◆ RECORDS SHOWN ◆
★ ★ ★ ★ ★ ★ ★

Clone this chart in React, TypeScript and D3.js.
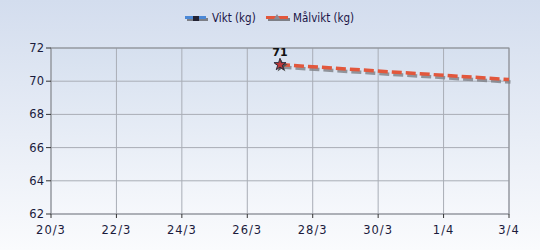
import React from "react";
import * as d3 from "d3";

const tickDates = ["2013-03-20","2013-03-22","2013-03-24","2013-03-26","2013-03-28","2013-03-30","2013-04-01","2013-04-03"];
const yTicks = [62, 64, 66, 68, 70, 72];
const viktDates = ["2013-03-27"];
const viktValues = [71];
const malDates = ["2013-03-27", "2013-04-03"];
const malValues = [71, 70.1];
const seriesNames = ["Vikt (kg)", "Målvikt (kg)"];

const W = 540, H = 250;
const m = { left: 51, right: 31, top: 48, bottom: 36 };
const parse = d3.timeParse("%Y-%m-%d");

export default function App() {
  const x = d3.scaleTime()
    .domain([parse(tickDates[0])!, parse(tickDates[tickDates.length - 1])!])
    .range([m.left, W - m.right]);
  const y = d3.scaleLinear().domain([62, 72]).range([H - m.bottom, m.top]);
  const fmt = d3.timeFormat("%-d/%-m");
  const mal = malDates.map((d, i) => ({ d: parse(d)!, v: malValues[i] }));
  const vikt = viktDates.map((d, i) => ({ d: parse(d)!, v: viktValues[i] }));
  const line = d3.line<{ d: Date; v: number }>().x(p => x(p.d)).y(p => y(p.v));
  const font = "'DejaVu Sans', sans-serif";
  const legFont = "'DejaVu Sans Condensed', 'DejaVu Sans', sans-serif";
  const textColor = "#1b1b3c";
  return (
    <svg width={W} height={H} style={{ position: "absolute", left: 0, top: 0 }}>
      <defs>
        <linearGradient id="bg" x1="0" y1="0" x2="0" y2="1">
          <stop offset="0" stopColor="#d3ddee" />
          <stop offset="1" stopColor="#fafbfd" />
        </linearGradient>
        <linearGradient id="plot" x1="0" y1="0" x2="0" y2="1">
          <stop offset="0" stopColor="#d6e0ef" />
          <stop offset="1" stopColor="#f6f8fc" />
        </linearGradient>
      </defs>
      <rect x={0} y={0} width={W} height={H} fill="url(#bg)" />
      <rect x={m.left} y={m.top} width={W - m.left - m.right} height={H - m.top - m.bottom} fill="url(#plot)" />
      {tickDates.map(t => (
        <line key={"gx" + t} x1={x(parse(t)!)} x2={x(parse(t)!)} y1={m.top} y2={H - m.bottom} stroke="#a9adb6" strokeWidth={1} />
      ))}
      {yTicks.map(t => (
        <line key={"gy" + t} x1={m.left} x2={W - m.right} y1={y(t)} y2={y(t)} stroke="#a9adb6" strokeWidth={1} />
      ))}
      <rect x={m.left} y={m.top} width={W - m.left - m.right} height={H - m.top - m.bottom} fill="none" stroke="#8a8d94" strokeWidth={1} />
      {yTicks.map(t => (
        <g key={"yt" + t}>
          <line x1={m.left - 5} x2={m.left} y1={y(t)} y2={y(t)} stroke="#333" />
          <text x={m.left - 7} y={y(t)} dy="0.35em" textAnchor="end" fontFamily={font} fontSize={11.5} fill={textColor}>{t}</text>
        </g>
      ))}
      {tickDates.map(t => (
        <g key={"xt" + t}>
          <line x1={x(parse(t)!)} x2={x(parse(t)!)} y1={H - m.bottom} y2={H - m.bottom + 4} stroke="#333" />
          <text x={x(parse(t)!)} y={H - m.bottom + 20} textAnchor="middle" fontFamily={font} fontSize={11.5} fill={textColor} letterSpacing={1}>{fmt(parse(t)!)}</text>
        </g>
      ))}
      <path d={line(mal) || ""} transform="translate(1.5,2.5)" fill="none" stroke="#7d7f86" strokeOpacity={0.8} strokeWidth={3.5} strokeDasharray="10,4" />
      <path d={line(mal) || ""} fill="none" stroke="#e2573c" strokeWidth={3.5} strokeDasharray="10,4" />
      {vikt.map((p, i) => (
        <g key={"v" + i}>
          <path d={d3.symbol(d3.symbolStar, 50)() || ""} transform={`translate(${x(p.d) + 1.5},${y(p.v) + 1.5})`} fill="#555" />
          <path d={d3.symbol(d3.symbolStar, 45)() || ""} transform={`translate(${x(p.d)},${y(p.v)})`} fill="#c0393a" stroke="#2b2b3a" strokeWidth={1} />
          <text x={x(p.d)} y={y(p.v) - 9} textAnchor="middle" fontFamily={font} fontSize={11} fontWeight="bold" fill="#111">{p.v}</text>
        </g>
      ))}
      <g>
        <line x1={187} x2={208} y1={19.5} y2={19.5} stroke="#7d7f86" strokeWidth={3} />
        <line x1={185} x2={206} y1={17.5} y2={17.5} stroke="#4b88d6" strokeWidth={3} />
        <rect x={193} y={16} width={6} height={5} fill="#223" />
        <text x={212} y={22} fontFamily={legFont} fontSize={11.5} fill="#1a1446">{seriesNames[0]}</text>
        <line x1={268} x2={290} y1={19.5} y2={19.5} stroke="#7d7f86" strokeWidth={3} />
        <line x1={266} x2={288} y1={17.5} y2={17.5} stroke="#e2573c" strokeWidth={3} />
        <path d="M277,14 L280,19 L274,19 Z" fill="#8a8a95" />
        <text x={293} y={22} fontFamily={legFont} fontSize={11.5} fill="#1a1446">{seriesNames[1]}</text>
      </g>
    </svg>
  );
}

★ ★ ★ ★ ★ ★ ★

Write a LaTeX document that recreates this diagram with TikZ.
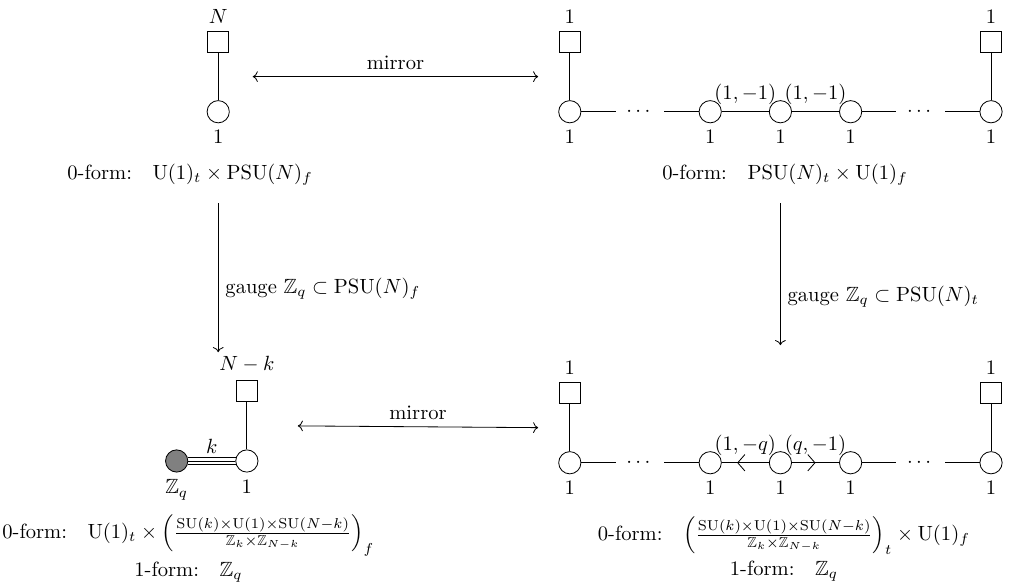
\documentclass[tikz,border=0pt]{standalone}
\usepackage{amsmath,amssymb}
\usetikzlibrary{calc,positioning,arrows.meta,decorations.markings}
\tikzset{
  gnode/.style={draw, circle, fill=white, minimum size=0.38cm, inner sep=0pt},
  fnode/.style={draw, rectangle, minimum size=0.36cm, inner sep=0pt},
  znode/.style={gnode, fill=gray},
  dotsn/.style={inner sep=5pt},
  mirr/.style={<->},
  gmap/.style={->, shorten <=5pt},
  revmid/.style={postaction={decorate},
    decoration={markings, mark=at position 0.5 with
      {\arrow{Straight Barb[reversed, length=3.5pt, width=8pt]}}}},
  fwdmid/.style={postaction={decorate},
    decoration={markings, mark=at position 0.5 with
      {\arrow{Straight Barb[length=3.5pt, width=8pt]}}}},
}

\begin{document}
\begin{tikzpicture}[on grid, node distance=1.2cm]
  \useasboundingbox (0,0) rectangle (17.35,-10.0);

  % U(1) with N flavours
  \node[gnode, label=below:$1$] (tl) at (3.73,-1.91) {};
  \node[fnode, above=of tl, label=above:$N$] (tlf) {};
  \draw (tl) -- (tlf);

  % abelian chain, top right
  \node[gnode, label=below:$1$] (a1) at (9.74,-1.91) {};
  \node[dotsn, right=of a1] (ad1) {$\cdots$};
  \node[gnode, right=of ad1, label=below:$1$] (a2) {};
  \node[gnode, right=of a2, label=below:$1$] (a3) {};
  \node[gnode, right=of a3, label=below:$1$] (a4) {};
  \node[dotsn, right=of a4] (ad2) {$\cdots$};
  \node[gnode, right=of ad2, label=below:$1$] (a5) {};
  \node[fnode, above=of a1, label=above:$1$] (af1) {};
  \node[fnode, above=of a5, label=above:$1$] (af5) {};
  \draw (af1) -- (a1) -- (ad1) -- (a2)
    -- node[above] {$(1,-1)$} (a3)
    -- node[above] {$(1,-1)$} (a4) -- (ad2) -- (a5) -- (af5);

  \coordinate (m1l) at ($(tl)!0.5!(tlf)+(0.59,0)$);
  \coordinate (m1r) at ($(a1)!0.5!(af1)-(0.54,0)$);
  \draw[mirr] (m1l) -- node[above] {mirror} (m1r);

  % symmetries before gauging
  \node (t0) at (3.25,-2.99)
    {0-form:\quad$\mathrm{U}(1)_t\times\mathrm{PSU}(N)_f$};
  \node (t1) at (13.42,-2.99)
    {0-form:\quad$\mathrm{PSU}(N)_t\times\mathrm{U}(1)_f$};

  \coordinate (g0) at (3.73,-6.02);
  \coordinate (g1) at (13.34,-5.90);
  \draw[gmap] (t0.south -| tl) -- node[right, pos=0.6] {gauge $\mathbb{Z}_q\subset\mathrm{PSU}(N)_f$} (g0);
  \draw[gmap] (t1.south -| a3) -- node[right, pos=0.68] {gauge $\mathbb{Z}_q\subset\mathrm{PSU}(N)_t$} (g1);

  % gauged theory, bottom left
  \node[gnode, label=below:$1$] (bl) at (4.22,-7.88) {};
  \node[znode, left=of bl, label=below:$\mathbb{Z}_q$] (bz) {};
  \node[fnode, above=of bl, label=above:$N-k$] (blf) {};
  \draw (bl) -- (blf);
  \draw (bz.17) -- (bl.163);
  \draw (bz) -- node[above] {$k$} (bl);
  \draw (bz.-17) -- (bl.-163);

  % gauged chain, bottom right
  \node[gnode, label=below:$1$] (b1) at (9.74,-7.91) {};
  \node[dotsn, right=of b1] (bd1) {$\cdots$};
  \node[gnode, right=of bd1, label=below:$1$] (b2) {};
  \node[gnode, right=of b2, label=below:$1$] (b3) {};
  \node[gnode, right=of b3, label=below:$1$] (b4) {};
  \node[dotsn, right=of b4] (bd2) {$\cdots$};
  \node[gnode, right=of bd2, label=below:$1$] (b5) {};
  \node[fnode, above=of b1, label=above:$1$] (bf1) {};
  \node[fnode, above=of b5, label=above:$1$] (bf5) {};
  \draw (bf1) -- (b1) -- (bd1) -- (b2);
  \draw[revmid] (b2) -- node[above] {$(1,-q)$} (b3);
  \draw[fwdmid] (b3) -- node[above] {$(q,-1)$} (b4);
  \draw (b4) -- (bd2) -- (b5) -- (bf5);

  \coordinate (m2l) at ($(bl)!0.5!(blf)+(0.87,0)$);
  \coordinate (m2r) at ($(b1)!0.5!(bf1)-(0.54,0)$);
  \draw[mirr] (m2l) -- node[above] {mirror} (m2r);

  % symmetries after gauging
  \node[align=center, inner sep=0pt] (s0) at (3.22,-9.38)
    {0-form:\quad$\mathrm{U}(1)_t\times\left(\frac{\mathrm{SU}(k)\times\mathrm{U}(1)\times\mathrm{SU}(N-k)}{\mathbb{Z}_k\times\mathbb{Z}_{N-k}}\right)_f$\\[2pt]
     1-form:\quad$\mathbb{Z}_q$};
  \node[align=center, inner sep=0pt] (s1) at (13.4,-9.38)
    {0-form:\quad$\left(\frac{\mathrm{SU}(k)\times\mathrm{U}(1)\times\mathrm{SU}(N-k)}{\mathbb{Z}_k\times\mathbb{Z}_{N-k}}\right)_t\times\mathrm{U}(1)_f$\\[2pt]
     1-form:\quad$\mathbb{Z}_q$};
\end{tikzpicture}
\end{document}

★ ★ ★ ★ ★ ★ ★

◆ TASK TO CARRY OUT ◆
Gather, from the listing above, every line carrying the word "this".

◆ RESULT ◆
Clone this chart in React, TypeScript and D3.js.
Write a LaTeX document that recreates this diagram with TikZ.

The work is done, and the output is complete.